Of course, it is speculative to predict the outcome of the appeal before the SAB. However, it is the considered opinion of this author that the appeal is likely to fail for two reasons. First, the Faisal decision is very tightly argued and it contains direct rebuttals of the arguments that are most likely to be presented by the advocates of the Agricultural Development Bank. Indeed, the Faisal decision rejected the well-prepared plaints of the National Bank of Pakistan, the State Life Insurance Company, and the Banking Council of Pakistan. Second, the current membership of the SAB is very unlikely to overturn the Faisal decision on philosophical grounds. The court is composed of five judges of the Supreme Court, three of whom (a majority) are well-known for supporting an Islamic activist interpretation of the role of Pakistan’ superior courts.
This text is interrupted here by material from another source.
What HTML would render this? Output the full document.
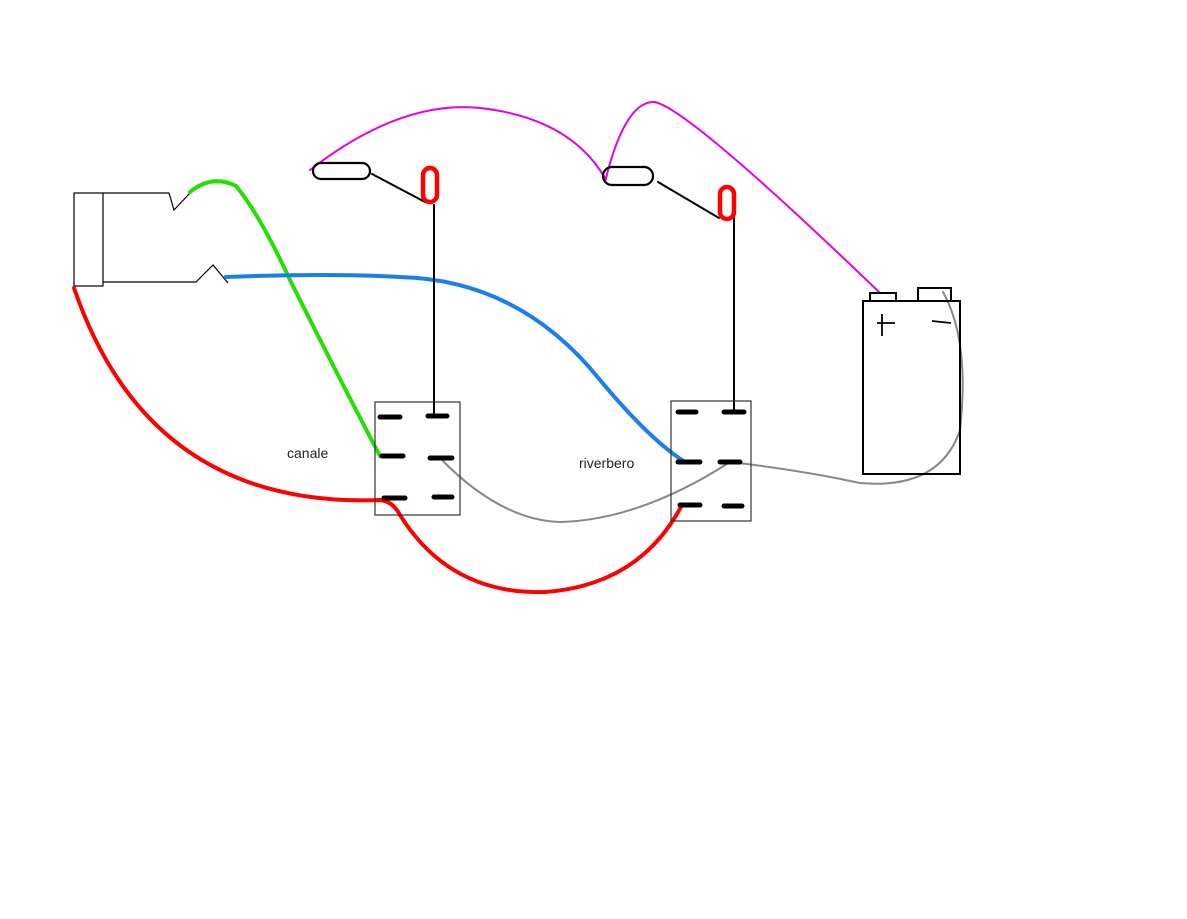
<!DOCTYPE html>
<html><head><style>body{margin:0;background:#fff}svg{display:block}</style></head><body>
<svg width="1187" height="919" viewBox="0 0 1187 919" xmlns="http://www.w3.org/2000/svg" font-family="Liberation Sans, sans-serif">
<rect width="1187" height="919" fill="#fff"/>
<g fill="none" stroke="#000" stroke-width="1.2">
<rect x="74" y="193" width="29" height="93"/>
<path d="M103 193 L169 193 L174 210 L190 193"/>
<path d="M103 282 L196 282 L213 265 L228 283"/>
</g>
<g fill="none" stroke-linecap="round">
<path d="M190 192 Q212 174 236 186 Q260 215 290 280 Q340 380 380 456" stroke="#22e000" stroke-width="4"/>
<path d="M226 277 Q330 273 400 277 Q520 280 600 380 Q650 440 685 462" stroke="#1a7fe8" stroke-width="4"/>
<path d="M74 288 Q150 510 383 500" stroke="#f00" stroke-width="4"/>
<path d="M378 500 Q392 500 400 515 Q450 595 545 592 Q640 585 682 505" stroke="#f00" stroke-width="4"/>
<path d="M310 170 Q400 100 480 108 Q570 118 605 178" stroke="#e600e6" stroke-width="2"/>
<path d="M605 182 Q625 100 655 102 Q690 110 880 293" stroke="#e600e6" stroke-width="2"/>
<path d="M440 458 Q500 520 560 522 Q640 520 730 462 Q800 470 860 483 Q940 490 960 430 Q970 340 943 292" stroke="#888" stroke-width="2"/>
<path d="M372 174 L425 202 M434 205 L434 416 M658 182 L719 218 M734 218 L734 410" stroke="#000" stroke-width="2"/>
</g>
<g fill="none" stroke="#000" stroke-width="2.2">
<rect x="313" y="163" width="57" height="16" rx="8"/>
<rect x="603" y="167" width="50" height="18" rx="9"/>
</g>
<g fill="none" stroke="#f00" stroke-width="4.5">
<rect x="423" y="168" width="14" height="34" rx="7"/>
<rect x="720" y="187" width="14" height="32" rx="7"/>
</g>
<g fill="none" stroke="#333" stroke-width="1.2">
<rect x="375" y="402" width="85" height="113"/>
<rect x="671" y="401" width="80" height="120"/>
</g>
<g stroke="#000" stroke-width="5" stroke-linecap="round">
<path d="M380 417 L400 417 M428 416 L447 416 M382 456 L403 456 M430 458 L452 458 M384 498 L405 498 M434 497 L452 497"/>
<path d="M678 412 L696 412 M724 412 L744 412 M678 462 L700 462 M720 462 L740 462 M680 505 L700 505 M724 506 L742 506"/>
</g>
<g fill="none" stroke="#000" stroke-width="2">
<rect x="863" y="301" width="97" height="173"/>
<rect x="870" y="293" width="26" height="8"/>
<rect x="918" y="288" width="33" height="13"/>
<path d="M877 323 L895 323 M882 314 L882 336 M932 321 L951 323" stroke-width="1.8"/>
</g>
<text x="287" y="458" font-size="14" fill="#222">canale</text>
<text x="579" y="468" font-size="14" fill="#222">riverbero</text>
</svg>
</body></html>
If this prediction proves correct then Nawaz Sharif’s government not only faces a dilemma, but Pakistan is rapidly approaching a constitutional crisis as well. Given the Majlis-i-Shura’s inability to reach any decision on controversial Islamic matters (1985-), it is highly unlikely that Pakistan’s legislative institutions will be able to draft laws that will meet the objections of the courts, let alone to amend the Constitution, in a timely fashion. Alternatively, the Ministry of Justice and Parliamentary Affairs is loathe to craft promulgate laws through presidential ordinance that would respond to the FSC’s order. Therefore, a confrontation looms between the courts and the government. If neither abandons their respective positions, then the only remedies are extra-constitutional (to dismiss the government, or to suspend the operation of the courts). Obviously, neither outcome would be congenial to the further growth of democracy in the state.